* **Request**:
Leaving out all pictures, reproduce the entries below exactly, from the first line through the line that contains "from matplotlib.ticker import MultipleLocator".

# start of Supplied data

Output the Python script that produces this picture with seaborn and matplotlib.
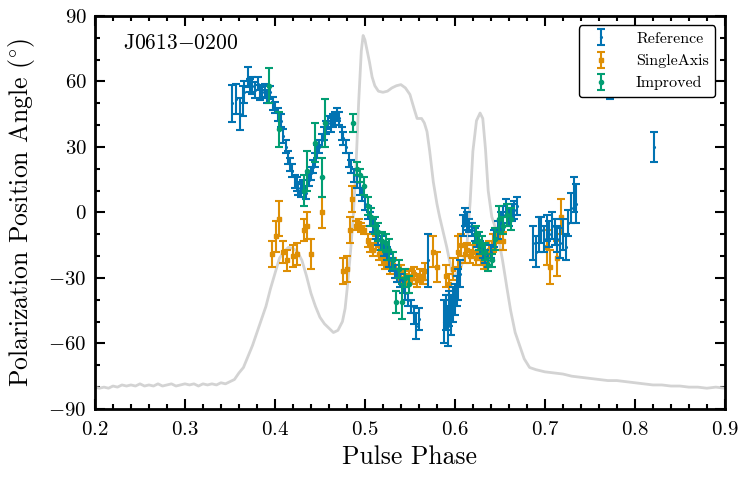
import matplotlib
matplotlib.use("Agg")
import matplotlib.pyplot as plt
import seaborn as sns
import numpy as np
from matplotlib.ticker import MultipleLocator

# Pulse profile (grey line), scaled onto the angle axis
profile_phase = [0.200, 0.205, 0.210, 0.215, 0.220, 0.225, 0.230, 0.235, 0.240, 0.245,
                 0.250, 0.255, 0.260, 0.265, 0.270, 0.275, 0.280, 0.285, 0.290, 0.295,
                 0.300, 0.305, 0.310, 0.315, 0.320, 0.325, 0.330, 0.335, 0.340, 0.345,
                 0.350, 0.355, 0.360, 0.365, 0.370, 0.375, 0.380, 0.385, 0.390, 0.395,
                 0.400, 0.405, 0.410, 0.415, 0.420, 0.425, 0.430, 0.435, 0.440, 0.445,
                 0.450, 0.455, 0.460, 0.465, 0.470, 0.475, 0.478, 0.481, 0.484, 0.487,
                 0.490, 0.493, 0.496, 0.498, 0.500, 0.502, 0.505, 0.508, 0.511, 0.515,
                 0.520, 0.525, 0.530, 0.535, 0.540, 0.545, 0.550, 0.555, 0.558, 0.563,
                 0.566, 0.569, 0.572, 0.576, 0.580, 0.583, 0.587, 0.591, 0.595, 0.598,
                 0.602, 0.606, 0.610, 0.613, 0.617, 0.620, 0.624, 0.628, 0.631, 0.634,
                 0.637, 0.641, 0.645, 0.649, 0.653, 0.658, 0.662, 0.667, 0.672, 0.677,
                 0.683, 0.690, 0.700, 0.710, 0.720, 0.730, 0.740, 0.750, 0.760, 0.770,
                 0.780, 0.790, 0.800, 0.810, 0.820, 0.830, 0.840, 0.850, 0.860, 0.870,
                 0.880, 0.890, 0.900]
profile_value = [-80, -80.5, -80, -80.5, -79.5, -80, -79, -79.5, -79, -79.5,
                 -78.5, -79.5, -79, -79.5, -78.5, -79.5, -79, -78.5, -79.5, -79,
                 -78.5, -79, -78.5, -79.5, -78.5, -79, -78.5, -79, -78, -78.5,
                 -77.5, -76.5, -73.5, -71, -66, -61, -55, -49, -43, -35,
                 -28, -21, -18, -16, -16.5, -18, -22, -29, -37, -43,
                 -48, -51, -53, -55, -54, -50, -44, -32, -18, -2,
                 20, 50, 74, 81, 79, 75, 69, 62, 58, 55.5,
                 55, 55.5, 57, 58, 58.5, 57, 54, 47, 43, 43,
                 41, 37, 28, 14, 4, -2, -9, -16, -24, -29.5,
                 -28, -26, -21, -17, 5, 28, 42, 45.5, 43, 29,
                 10, -2, -7, -13, -22, -35, -45, -55, -61, -67,
                 -71, -72, -73, -73.5, -74, -75, -75.5, -76, -76.5, -77,
                 -77, -77.5, -78, -78.5, -79, -79, -79.5, -79.5, -80, -80,
                 -80.5, -80, -80.5]

# Reference
ref_phase = [0.352, 0.357, 0.361, 0.364, 0.366, 0.370, 0.372, 0.374, 0.378, 0.381,
             0.383, 0.386, 0.389, 0.391, 0.395, 0.398, 0.400, 0.403, 0.407, 0.409,
             0.412, 0.414, 0.417, 0.419, 0.422, 0.424, 0.426, 0.429, 0.431, 0.434,
             0.438, 0.440, 0.442, 0.444, 0.447, 0.449, 0.452, 0.454, 0.457, 0.459,
             0.462, 0.464, 0.467, 0.469, 0.471, 0.474, 0.476, 0.479, 0.482, 0.485,
             0.488, 0.491, 0.494, 0.497, 0.500, 0.503, 0.506, 0.509, 0.512, 0.515,
             0.518, 0.521, 0.524, 0.527, 0.530, 0.533, 0.536, 0.539, 0.542, 0.545,
             0.548, 0.551, 0.554, 0.557, 0.560, 0.570, 0.588, 0.590, 0.592, 0.594,
             0.596, 0.598, 0.600, 0.602, 0.604, 0.606, 0.609, 0.611, 0.613, 0.616,
             0.619, 0.622, 0.625, 0.628, 0.631, 0.634, 0.637, 0.640, 0.644, 0.648,
             0.651, 0.654, 0.657, 0.660, 0.663, 0.666, 0.669, 0.687, 0.690, 0.693,
             0.696, 0.699, 0.702, 0.705, 0.708, 0.711, 0.714, 0.717, 0.720, 0.723,
             0.726, 0.729, 0.732, 0.735, 0.772, 0.821]
ref_pa = [50, 52, 45, 51, 55, 62, 58, 58, 56, 59,
          55, 55, 56, 53, 55, 50, 48, 45, 42, 35,
          30, 25, 22, 19, 14, 13, 11, 10, 12, 9,
          15, 18, 21, 24, 28, 30, 33, 36, 39, 41,
          40, 42, 43, 45, 43, 36, 34, 30, 24, 21,
          17, 14, 11, 8, 4, 0, -3, -6, -9, -12,
          -14, -17, -19, -22, -24, -27, -29, -31, -34, -37,
          -40, -43, -47, -52, -49, -22, -50, -46, -52, -44,
          -47, -42, -40, -36, -33, -28, -6, -2, -4, -6,
          -8, -10, -13, -16, -18, -20, -22, -18, -12, -8,
          -4, -1, 2, -2, 0, 1, 3, -14, -18, -10,
          -8, -12, -7, -10, -6, -9, -12, -14, -10, -16,
          -5, 2, 8, 4, 60, 30]
ref_err = [8.5, 7, 7.5, 7, 5, 4.5, 3, 4, 3.5, 3,
           3.5, 2.5, 3, 3, 3, 3, 2.5, 3, 3, 3,
           3, 3, 3, 3, 3, 3, 3, 3, 3, 3,
           3, 3, 3, 3, 3, 3, 3, 3, 3, 3,
           3, 3, 3, 3, 3, 3, 3, 3, 3, 3,
           3, 3, 3, 3, 3, 3, 3, 3, 3, 3,
           3, 3, 3, 3, 3, 3, 3, 3, 3, 3,
           3, 3, 4, 6, 5, 12, 10, 8, 9, 8,
           9, 8, 7, 7, 7, 6, 5, 4, 4, 3,
           3, 3, 3, 3, 3, 3, 3, 3, 4, 4,
           4, 4, 4, 4, 4, 4, 4, 8, 7, 8,
           6, 6, 6, 6, 6, 6, 6, 7, 7, 6,
           6, 7, 8, 9, 8, 7]

# SingleAxis
sa_phase = [0.397, 0.401, 0.405, 0.409, 0.413, 0.420, 0.424, 0.432, 0.436, 0.440,
            0.452, 0.476, 0.480, 0.483, 0.486, 0.490, 0.493, 0.496, 0.499, 0.503,
            0.506, 0.509, 0.512, 0.516, 0.519, 0.522, 0.525, 0.528, 0.531, 0.534,
            0.537, 0.540, 0.543, 0.546, 0.549, 0.552, 0.555, 0.558, 0.561, 0.564,
            0.567, 0.576, 0.580, 0.590, 0.594, 0.598, 0.603, 0.607, 0.611, 0.614,
            0.617, 0.620, 0.623, 0.626, 0.629, 0.632, 0.635, 0.638, 0.642, 0.646,
            0.650, 0.654, 0.702, 0.706, 0.713, 0.718]
sa_pa = [-19, -11, -3, -18, -22, -20, -19, -8, -6, -19,
         0, -27, -26, -8, 6, -6, -5, -7, -8, -13,
         -15, -17, -14, -19, -21, -23, -22, -25, -24, -27,
         -29, -27, -30, -31, -29, -30, -28, -31, -29, -30,
         -27, -18, -25, -29, -33, -26, -18, -15, -19, -17,
         -20, -18, -21, -19, -21, -23, -20, -17, -14, -12,
         -9, -13, -16, -25, -21, -2]
sa_err = [6, 7, 8, 5, 5, 5, 5, 5, 6, 7,
          7, 6, 6, 6, 6, 2, 2, 2, 2, 3,
          3, 3, 3, 3, 3, 3, 3, 3, 3, 3,
          3, 3, 3, 3, 3, 3, 3, 3, 3, 3,
          4, 7, 7, 5, 5, 5, 7, 5, 4, 3,
          3, 3, 3, 3, 3, 3, 3, 4, 4, 5,
          5, 4, 8, 8, 8, 8]

# Improved
imp_phase = [0.393, 0.404, 0.432, 0.436, 0.444, 0.452, 0.456, 0.487, 0.491, 0.495,
             0.499, 0.503, 0.507, 0.511, 0.515, 0.519, 0.523, 0.527, 0.531, 0.534,
             0.538, 0.541, 0.545, 0.549, 0.624, 0.627, 0.630, 0.633, 0.637, 0.641,
             0.645, 0.649, 0.653, 0.658, 0.662]
imp_pa = [58, 38, 10, 19, 32, 16, 41, 41, 20, 17,
          12, 3, -2, -6, -9, -13, -14, -17, -22, -41,
          -26, -41, -30, -33, -10, -13, -15, -18, -24, -22,
          -12, -3, -6, -1, -3]
imp_err = [8, 8, 7, 9, 9, 9, 11, 4, 3, 3,
           4, 4, 4, 4, 4, 4, 4, 5, 4, 5,
           4, 8, 4, 4, 4, 4, 4, 4, 3, 3,
           5, 6, 4, 5, 5]

sns.set_style("ticks")
plt.rcParams["font.family"] = "serif"
plt.rcParams["font.serif"] = ["cmr10"]
plt.rcParams["mathtext.fontset"] = "cm"
plt.rcParams["axes.formatter.use_mathtext"] = True
plt.rcParams["text.color"] = "black"
plt.rcParams["axes.labelcolor"] = "black"
plt.rcParams["xtick.color"] = "black"
plt.rcParams["ytick.color"] = "black"

colors = sns.color_palette("colorblind")

fig = plt.figure(figsize=(7.48, 4.8), dpi=100)
ax = fig.add_axes([0.127, 0.148, 0.842, 0.819])

sns.lineplot(x=profile_phase, y=profile_value, color="lightgray", lw=2,
             sort=False, estimator=None, ax=ax, zorder=1)

ax.errorbar(ref_phase, ref_pa, yerr=ref_err, fmt=".", ms=2.5, color=colors[0],
            capsize=3, elinewidth=1.5, capthick=1.5, label="Reference", zorder=3)
ax.errorbar(sa_phase, sa_pa, yerr=sa_err, fmt="s", ms=3.5, color=colors[1],
            capsize=3, elinewidth=1.5, capthick=1.5, label="SingleAxis", zorder=2)
ax.errorbar(imp_phase, imp_pa, yerr=imp_err, fmt="o", ms=3, color=colors[2],
            capsize=3, elinewidth=1.5, capthick=1.5, label="Improved", zorder=4)

ax.set_xlim(0.2, 0.9)
ax.set_ylim(-90, 90)
ax.xaxis.set_major_locator(MultipleLocator(0.1))
ax.xaxis.set_minor_locator(MultipleLocator(0.02))
ax.yaxis.set_major_locator(MultipleLocator(30))
ax.yaxis.set_minor_locator(MultipleLocator(10))
ax.tick_params(which="both", direction="in", top=True, right=True, width=1.5)
ax.tick_params(which="major", length=7, labelsize=15)
ax.tick_params(which="minor", length=3.5)
ax.tick_params(axis="x", which="major", pad=9)
ax.tick_params(axis="y", which="major", pad=6)
for sp in ax.spines.values():
    sp.set_linewidth(2)
    sp.set_color("black")

ax.set_xlabel("Pulse Phase", fontsize=18.5, labelpad=4)
ax.set_ylabel(r"Polarization Position Angle ($^{\circ}$)", fontsize=18.5, labelpad=8)
ax.text(0.045, 0.955, r"J0613$-$0200", transform=ax.transAxes, va="top",
        ha="left", fontsize=15.5)

leg = ax.legend(loc="upper right", fontsize=11.5, framealpha=1, fancybox=True,
                edgecolor="black", borderaxespad=0.6, handletextpad=1.2)
leg.get_frame().set_linewidth(1)

fig.savefig("out.png", dpi=100)
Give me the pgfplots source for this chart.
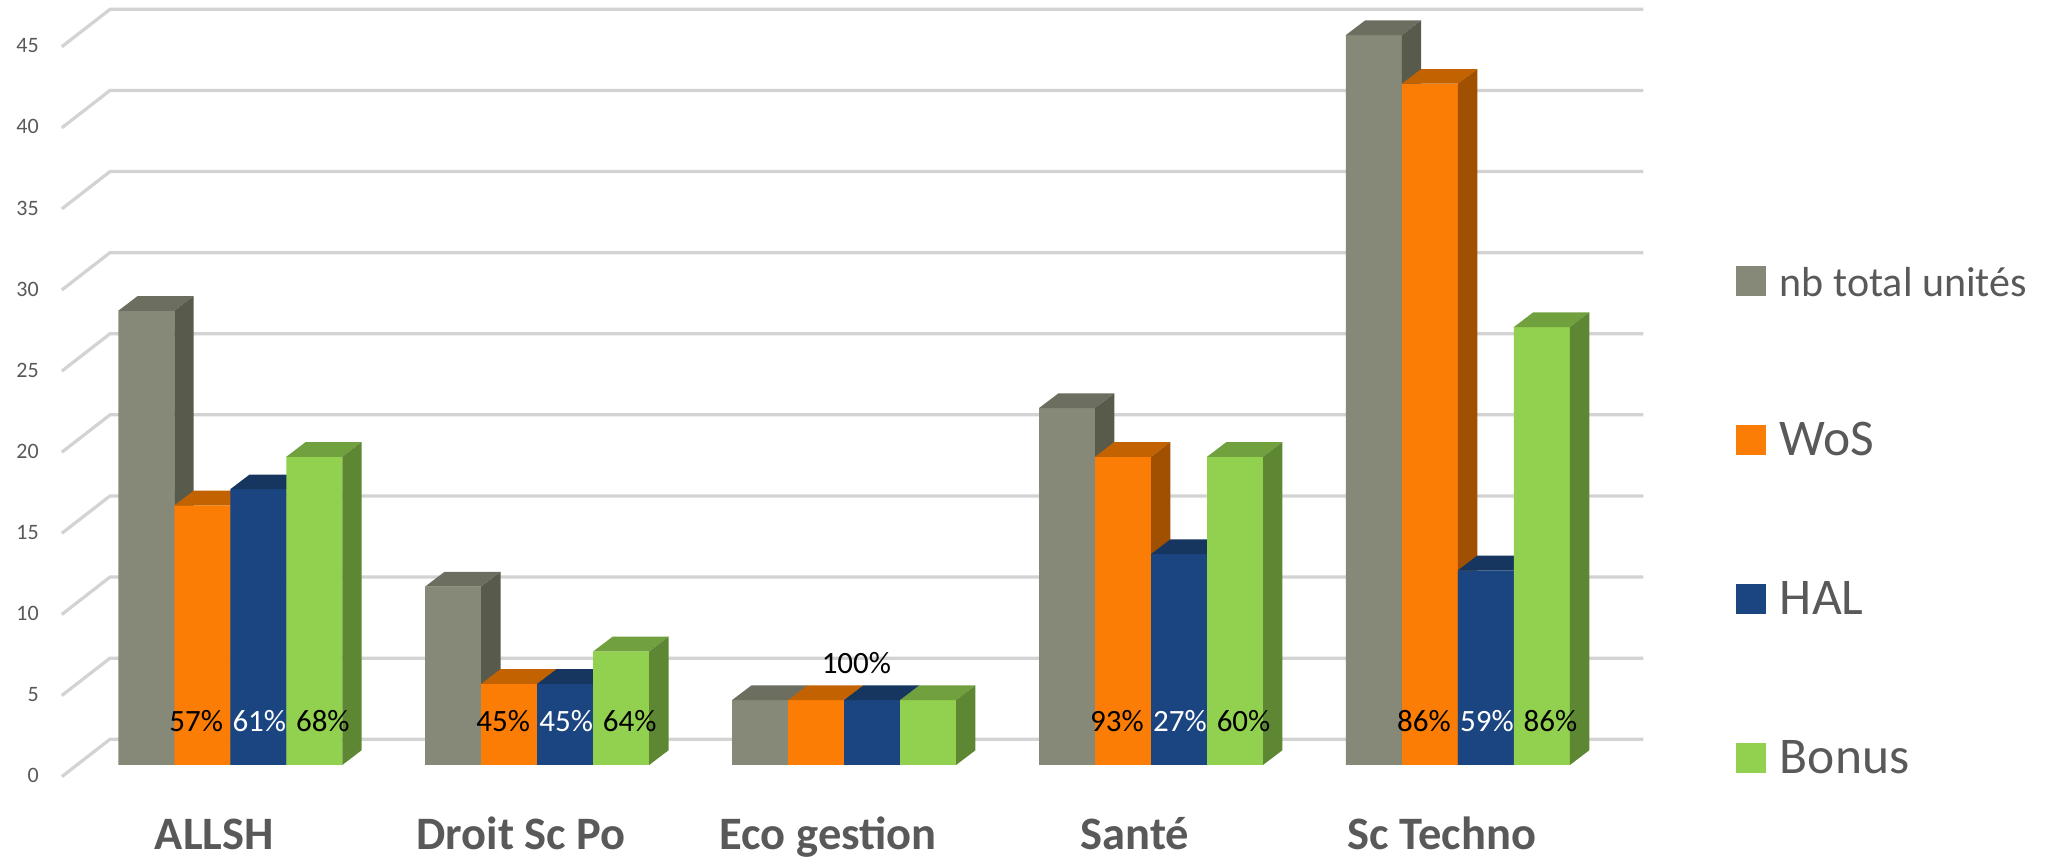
\documentclass[border=0pt]{standalone}
\usepackage{fontspec}
\setmainfont{Carlito}
\usepackage{pgfplots}
\usepackage{pgfplotstable}
\pgfplotsset{compat=1.18}

\definecolor{textgray}{HTML}{595959}
\definecolor{gridc}{HTML}{D3D3D3}
\definecolor{gfront}{HTML}{868978}
\definecolor{gtop}{HTML}{6C6E5F}
\definecolor{gside}{HTML}{585A4B}
\definecolor{ofront}{HTML}{FB7D06}
\definecolor{otop}{HTML}{C36200}
\definecolor{oside}{HTML}{A14F00}
\definecolor{bfront}{HTML}{1B4580}
\definecolor{btop}{HTML}{16365F}
\definecolor{bside}{HTML}{132F58}
\definecolor{lfront}{HTML}{92D050}
\definecolor{ltop}{HTML}{71A03E}
\definecolor{lside}{HTML}{5E8733}

% x = category index (0 ALLSH ... 4 Sc Techno), v = value
\pgfplotstableread{
x v
0 28
1 11
2 4
3 22
4 45
}\total
\pgfplotstableread{
x v
0 16
1 5
2 4
3 19
4 42
}\wos
\pgfplotstableread{
x v
0 17
1 5
2 4
3 13
4 12
}\hal
\pgfplotstableread{
x v
0 19
1 7
2 4
3 19
4 27
}\bonus

% top and side faces of the 3D bars, from the table values
\newcommand\cubefaces[4]{%
 \pgfplotsinvokeforeach{0,1,2,3,4}{%
  \pgfplotstablegetelem{##1}{v}\of#1%
  \let\cv\pgfplotsretval
  \pgfmathsetmacro\xa{##1+(#2)}%
  \pgfmathsetmacro\xb{##1+(#2)+0.1825}%
  \pgfmathsetmacro\xc{##1+(#2)+0.0629}%
  \pgfmathsetmacro\xd{##1+(#2)+0.2454}%
  \pgfmathsetmacro\yt{\cv+0.906}%
  \addplot[fill=#3,draw=none,forget plot] coordinates {(\xa,\cv)(\xc,\yt)(\xd,\yt)(\xb,\cv)};%
  \addplot[fill=#4,draw=none,forget plot] coordinates {(\xb,0)(\xd,0.906)(\xd,\yt)(\xb,\cv)};%
 }}

\begin{document}
\begin{tikzpicture}
\begin{axis}[
  x=122.76pt, y=6.488pt,
  xmin=-0.7504, xmax=5.952, ymin=-5.98, ymax=47.16,
  clip=false,
  axis line style={draw=none},
  tick style={draw=none},
  major tick length=0pt,
  xtick={0,1,2,3,4},
  xticklabels={ALLSH,Droit Sc Po,Eco gestion,Santé,Sc Techno},
  xticklabel style={font=\bfseries\fontsize{18.6}{22}\selectfont, text=textgray, anchor=base, inner sep=0pt, yshift=4.8pt, xshift=-6.4pt},
  ytick={0,5,...,45},
  yticklabel style={font=\fontsize{8.8}{10}\selectfont, text=textgray, anchor=east, inner sep=0pt, xshift=15.7pt, yshift=-4.3pt},
  /pgf/number format/assume math mode=true,
  legend image code/.code={\fill[#1] (0pt,-6pt) rectangle (12pt,6pt); \path (17.6pt,0pt);},
  legend cell align=left,
  legend style={at={(0.8439,0.6914)}, anchor=north west, draw=none, fill=none, inner sep=0pt, outer sep=0pt, row sep=51.6pt,
    font=\fontsize{20.6}{24}\selectfont,
    nodes={inner sep=0pt, text height=12pt, text depth=0pt, text=textgray}},
]
% frame extent (invisible)
\addplot[draw=none,forget plot] coordinates {(-0.7504,-5.98)(5.952,47.16)};

% grid lines (left floor edge + back wall)
\pgfplotsinvokeforeach{0,5,...,45}{%
  \pgfmathsetmacro\gf{#1-0.72}%
  \pgfmathsetmacro\gb{#1+1.584}%
  \addplot[gridc, line width=1.3pt, forget plot] coordinates {(-0.549,\gf)(-0.392,\gb)(4.604,\gb)};
}

% nb total unités
\addplot[ybar, bar width=0.1825, bar shift=-0.27375, fill=gfront, draw=none, forget plot] table[x=x,y=v] {\total};
\cubefaces{\total}{-0.365}{gtop}{gside}
% WoS
\addplot[ybar, bar width=0.1825, bar shift=-0.09125, fill=ofront, draw=none, forget plot] table[x=x,y=v] {\wos};
\cubefaces{\wos}{-0.1825}{otop}{oside}
% HAL
\addplot[ybar, bar width=0.1825, bar shift=0.09125, fill=bfront, draw=none, forget plot] table[x=x,y=v] {\hal};
\cubefaces{\hal}{0}{btop}{bside}
% Bonus
\addplot[ybar, bar width=0.1825, bar shift=0.27375, fill=lfront, draw=none, forget plot] table[x=x,y=v] {\bonus};
\cubefaces{\bonus}{0.1825}{ltop}{lside}

\addlegendimage{fill=gfront, draw=none}
\addlegendentry{\fontsize{16.8}{20}\selectfont nb total unités}
\addlegendimage{fill=ofront, draw=none}
\addlegendentry{WoS}
\addlegendimage{fill=bfront, draw=none}
\addlegendentry{HAL}
\addlegendimage{fill=lfront, draw=none}
\addlegendentry{Bonus}

\tikzset{pct/.style={anchor=base, inner sep=0pt, font=\fontsize{12.4}{14}\selectfont, text=black}}
\node[pct] at (axis cs:-0.111,2.05) {57\%};
\node[pct,text=white] at (axis cs:0.0945,2.05) {61\%};
\node[pct] at (axis cs:0.3015,2.05) {68\%};
\node[pct] at (axis cs:0.889,2.05) {45\%};
\node[pct,text=white] at (axis cs:1.0945,2.05) {45\%};
\node[pct] at (axis cs:1.3015,2.05) {64\%};
\node[pct] at (axis cs:2.04,5.65) {100\%};
\node[pct] at (axis cs:2.889,2.05) {93\%};
\node[pct,text=white] at (axis cs:3.0945,2.05) {27\%};
\node[pct] at (axis cs:3.3015,2.05) {60\%};
\node[pct] at (axis cs:3.889,2.05) {86\%};
\node[pct,text=white] at (axis cs:4.0945,2.05) {59\%};
\node[pct] at (axis cs:4.3015,2.05) {86\%};
\end{axis}
\end{tikzpicture}
\end{document}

# end of Supplied data

* **Answer to the task**:
Output the Python script that produces this picture with seaborn and matplotlib.
import matplotlib
matplotlib.use("Agg")
import matplotlib.pyplot as plt
import seaborn as sns
import numpy as np
from matplotlib.ticker import MultipleLocator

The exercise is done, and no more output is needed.